Because it was too perfect of a match, this presentation about the films of Tatjana Ivančić was programmed adjacent to the Helen Hill Award session with Martha Colburn and Jaap Pieters. All the keywords were there for Orphans interests: Super 8 film, experimental, amateur, woman, cine club, new preservation, restoration (and Austrian Film Museum — host of a special Orphans 2019, Radicals). The title Super Super 8s alludes to filmmaker/scholar/curator Melinda Stone, an important influence on the “orphan film movement” (a term I heard for the first time when she spoke at Orphans 2 in 2001). Her Super Super 8 Film Festival began touring in 1996. As it happens, an interview with Stone talking about the festival was published this month: Danny Plotnick, Super 8: An Illustrated History (Rare Bird Books).
The devotion to the particular gauge, amateur cinema, and the avant garde was evident in Petra Belc‘s proposal to present at the Orphan Film Symposium, where others interested in such work gather. “As it is a small but world-wide community, each meeting of such professionals always feels somewhat like a re-creation of the 1929 congress at La Sarraz, and I am convinced the Eye International Conference/Orphan Film Symposium possesses the same aura,” she wrote. When the world changed in March 2020 it looked likely she would not be able to share the work. The technical restoration work was suspended, like so much else. But by seeming force of will Belc and Nadja Šičarov of the Austrian Film Museum completed the work just before the May 27 premiere.
Orphans Online
3:30 pm, Wednesday, May 27, 2020
Super Super 8s
Click to enlarge, or view at vimeo.com/431032937.
Petra Belc (Cineclub Zagreb) & Nadja Šičarov (Austrian Film Museum)

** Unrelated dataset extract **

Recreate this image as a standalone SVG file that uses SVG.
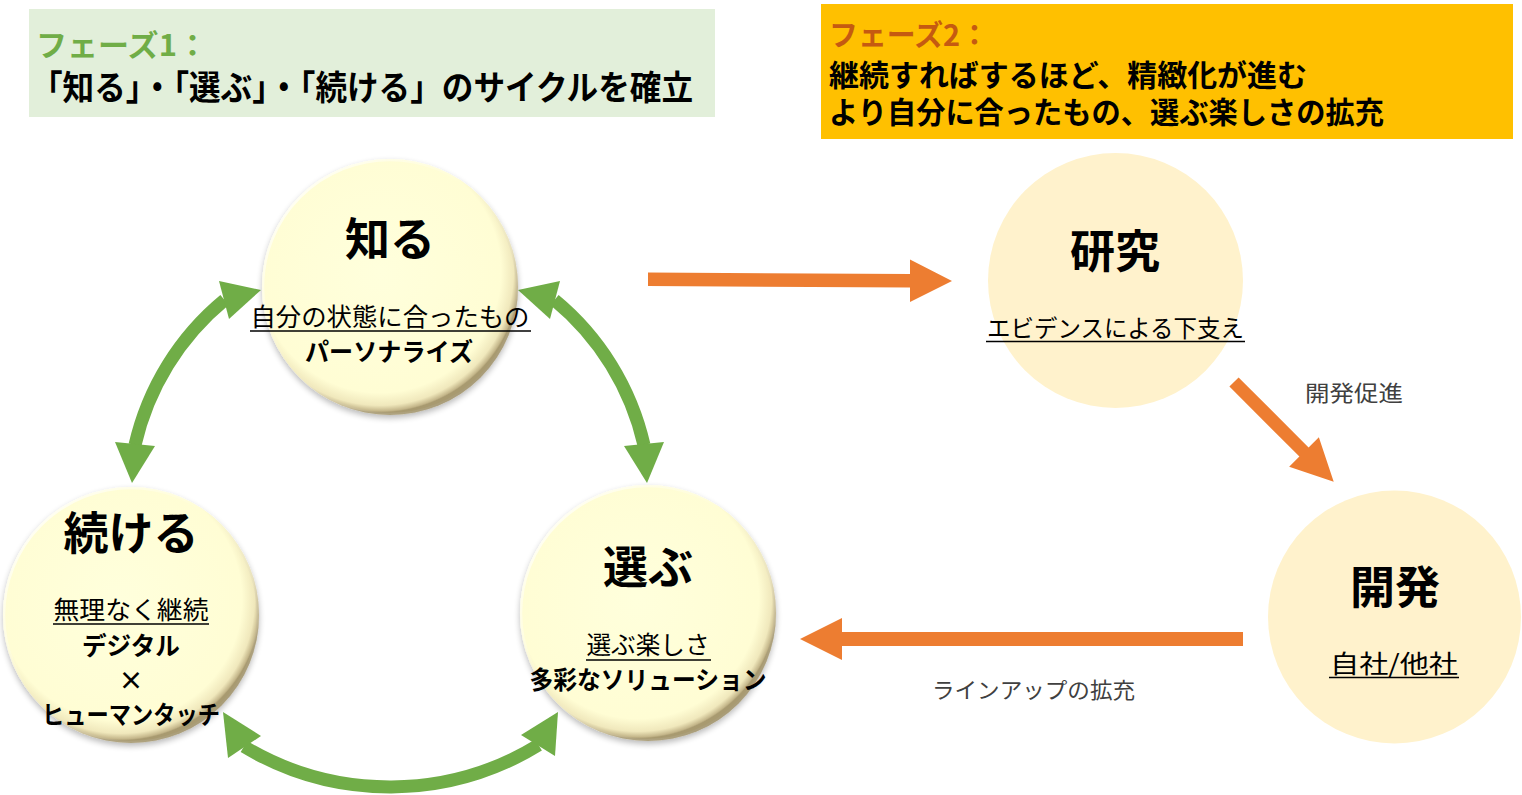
<svg xmlns="http://www.w3.org/2000/svg" width="1522" height="795" viewBox="0 0 1522 795">
<defs>
<style>
text{font-family:"Noto Sans CJK JP","Noto Sans",sans-serif;fill:#000}
.b{font-weight:bold}
.t{font-size:45px;font-weight:bold;text-anchor:middle}
.s{font-size:25px;text-anchor:middle}
.sb{font-size:25px;font-weight:bold;text-anchor:middle}
.lbl{font-size:22px;fill:#404040}
.ul{stroke:#000;stroke-width:1.5}
.g{fill:#70AD47}
.gs{fill:none;stroke:#70AD47;stroke-width:13}
.o{fill:#ED7D31}
.p2{fill:#FFF2CC}
</style>
<radialGradient id="bev" cx="0.46" cy="0.44" r="0.55">
<stop offset="0" stop-color="#FFFFDC"/>
<stop offset="0.86" stop-color="#FFFDD4"/>
<stop offset="0.95" stop-color="#F0E8BC"/>
<stop offset="0.99" stop-color="#C4B68A"/>
<stop offset="1" stop-color="#A89A70"/>
</radialGradient>
<linearGradient id="hl" x1="0" y1="0" x2="1" y2="1">
<stop offset="0" stop-color="#FFFFFF" stop-opacity="0.95"/>
<stop offset="0.45" stop-color="#FFFFFF" stop-opacity="0"/>
<stop offset="1" stop-color="#8A7C55" stop-opacity="0.55"/>
</linearGradient>
<filter id="sh" x="-20%" y="-20%" width="140%" height="140%">
<feGaussianBlur in="SourceAlpha" stdDeviation="3"/>
<feOffset dy="3" result="b"/>
<feComponentTransfer><feFuncA type="linear" slope="0.28"/></feComponentTransfer>
<feMerge><feMergeNode/><feMergeNode in="SourceGraphic"/></feMerge>
</filter>
</defs>

<g id="phase1">
<rect x="29" y="9" width="686" height="108" fill="#E2EFDA"/>
<text x="36" y="56" class="b" font-size="30" style="fill:#70AD47" textLength="172" lengthAdjust="spacingAndGlyphs">フェーズ1：</text>
<text x="31" y="100" class="b" font-size="34" textLength="662" lengthAdjust="spacingAndGlyphs">「知る」・「選ぶ」・「続ける」のサイクルを確立</text>
</g>

<g id="phase2">
<rect x="821" y="4" width="692" height="135" fill="#FFC000"/>
<text x="829" y="46" class="b" font-size="29" style="fill:#C55A11" textLength="160" lengthAdjust="spacingAndGlyphs">フェーズ2：</text>
<text x="829" y="86" class="b" font-size="30" textLength="478" lengthAdjust="spacingAndGlyphs">継続すればするほど、精緻化が進む</text>
<text x="829" y="123" class="b" font-size="30" textLength="555" lengthAdjust="spacingAndGlyphs">より自分に合ったもの、選ぶ楽しさの拡充</text>
</g>

<g id="connectors">
<path class="gs" d="M224.5,300 A264,264 0 0 0 135,445"/>
<polygon class="g" points="261,290 219,281 229,319"/>
<polygon class="g" points="132,483 115,442 155,446"/>
<path class="gs" d="M554.5,300 A264,264 0 0 1 644,445"/>
<polygon class="g" points="518,290 560,281 550,319"/>
<polygon class="g" points="647,483 664,442 624,446"/>
<path class="gs" d="M244,746.5 A284,284 0 0 0 538.5,745"/>
<polygon class="g" points="223,712 228,758 261,736"/>
<polygon class="g" points="558,712 521,735 555,756"/>
<polygon class="o" points="648,272.5 910,274 910,259.5 952,281 910,302 910,287.5 648,286"/>
<polygon class="o" transform="translate(1234,382) rotate(45)" points="0,-6.5 99,-6.5 99,-21 141,0 99,21 99,6.5 0,6.5"/>
<polygon class="o" points="1243,632 842,632 842,618 800,639 842,660 842,646 1243,646"/>
<text x="1305" y="401" class="lbl" textLength="98" lengthAdjust="spacingAndGlyphs">開発促進</text>
<text x="932" y="698" class="lbl" textLength="203" lengthAdjust="spacingAndGlyphs">ラインアップの拡充</text>
</g>

<g id="node-shiru">
<circle cx="390" cy="287" r="128" fill="url(#bev)" filter="url(#sh)"/>
<circle cx="390" cy="287" r="127" fill="none" stroke="url(#hl)" stroke-width="2.5"/>
<text x="390" y="256" class="t">知る</text>
<text x="390" y="326" class="s" textLength="279" lengthAdjust="spacingAndGlyphs">自分の状態に合ったもの</text>
<line class="ul" x1="250" y1="331" x2="531" y2="331"/>
<text x="389" y="361" class="sb" textLength="168" lengthAdjust="spacingAndGlyphs">パーソナライズ</text>
</g>

<g id="node-tsuzukeru">
<circle cx="131" cy="615" r="128" fill="url(#bev)" filter="url(#sh)"/>
<circle cx="131" cy="615" r="127" fill="none" stroke="url(#hl)" stroke-width="2.5"/>
<text x="131" y="550" class="t">続ける</text>
<text x="131" y="619" class="s" textLength="155" lengthAdjust="spacingAndGlyphs">無理なく継続</text>
<line class="ul" x1="53" y1="624" x2="209" y2="624"/>
<text x="131" y="655" class="sb" textLength="98" lengthAdjust="spacingAndGlyphs">デジタル</text>
<text x="131" y="690" class="sb">×</text>
<text x="131" y="724" class="sb" textLength="178" lengthAdjust="spacingAndGlyphs">ヒューマンタッチ</text>
</g>

<g id="node-erabu">
<circle cx="648" cy="613" r="128" fill="url(#bev)" filter="url(#sh)"/>
<circle cx="648" cy="613" r="127" fill="none" stroke="url(#hl)" stroke-width="2.5"/>
<text x="648" y="584" class="t">選ぶ</text>
<text x="648" y="654" class="s" textLength="123" lengthAdjust="spacingAndGlyphs">選ぶ楽しさ</text>
<line class="ul" x1="586" y1="660" x2="711" y2="660"/>
<text x="648" y="689" class="sb" textLength="237" lengthAdjust="spacingAndGlyphs">多彩なソリューション</text>
</g>

<g id="node-kenkyu">
<circle class="p2" cx="1115.5" cy="280.5" r="127.5"/>
<text x="1115" y="268" class="t">研究</text>
<text x="1115.5" y="337" class="s" style="font-size:24px" textLength="257" lengthAdjust="spacingAndGlyphs">エビデンスによる下支え</text>
<line class="ul" x1="986" y1="341.5" x2="1245" y2="341.5"/>
</g>

<g id="node-kaihatsu">
<circle class="p2" cx="1394.5" cy="617" r="126.5"/>
<text x="1395" y="604" class="t">開発</text>
<text x="1394" y="673" class="s" textLength="128" lengthAdjust="spacingAndGlyphs">自社/他社</text>
<line class="ul" x1="1329" y1="677.5" x2="1459" y2="677.5"/>
</g>
</svg>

The Maritime Mini-documentaries: Restoring the Amateur Experimental Super 8 Sound Films of Tatjana Ivančić
The live webcast included the first look at the Austrian Film Museum restorations of Ekvinocij [Equinox] (1973) and Varijacije [Variations] (1975). For access to these and other films by Tatjana Ivančić, inquire with Österreichisches Filmmuseum, Vienna.
Bios
Petra Belc holds a PhD in Film Studies from the University of Zagreb, and in her thesis she explores The Poetics of Yugoslav Experimental Cinema from the 1960s and 1970s. Previously she attained a degree in women’s studies and an MA in philosophy and comparative religion, and for many years worked as a movie trailer editor. Her research interests encompass feminisms, contemporary art, philosophy of image/making, and the archiving and preservation of small-gauge films. She reads and writes in Zagreb, Croatia, where she lives with her husband and their baby daughter.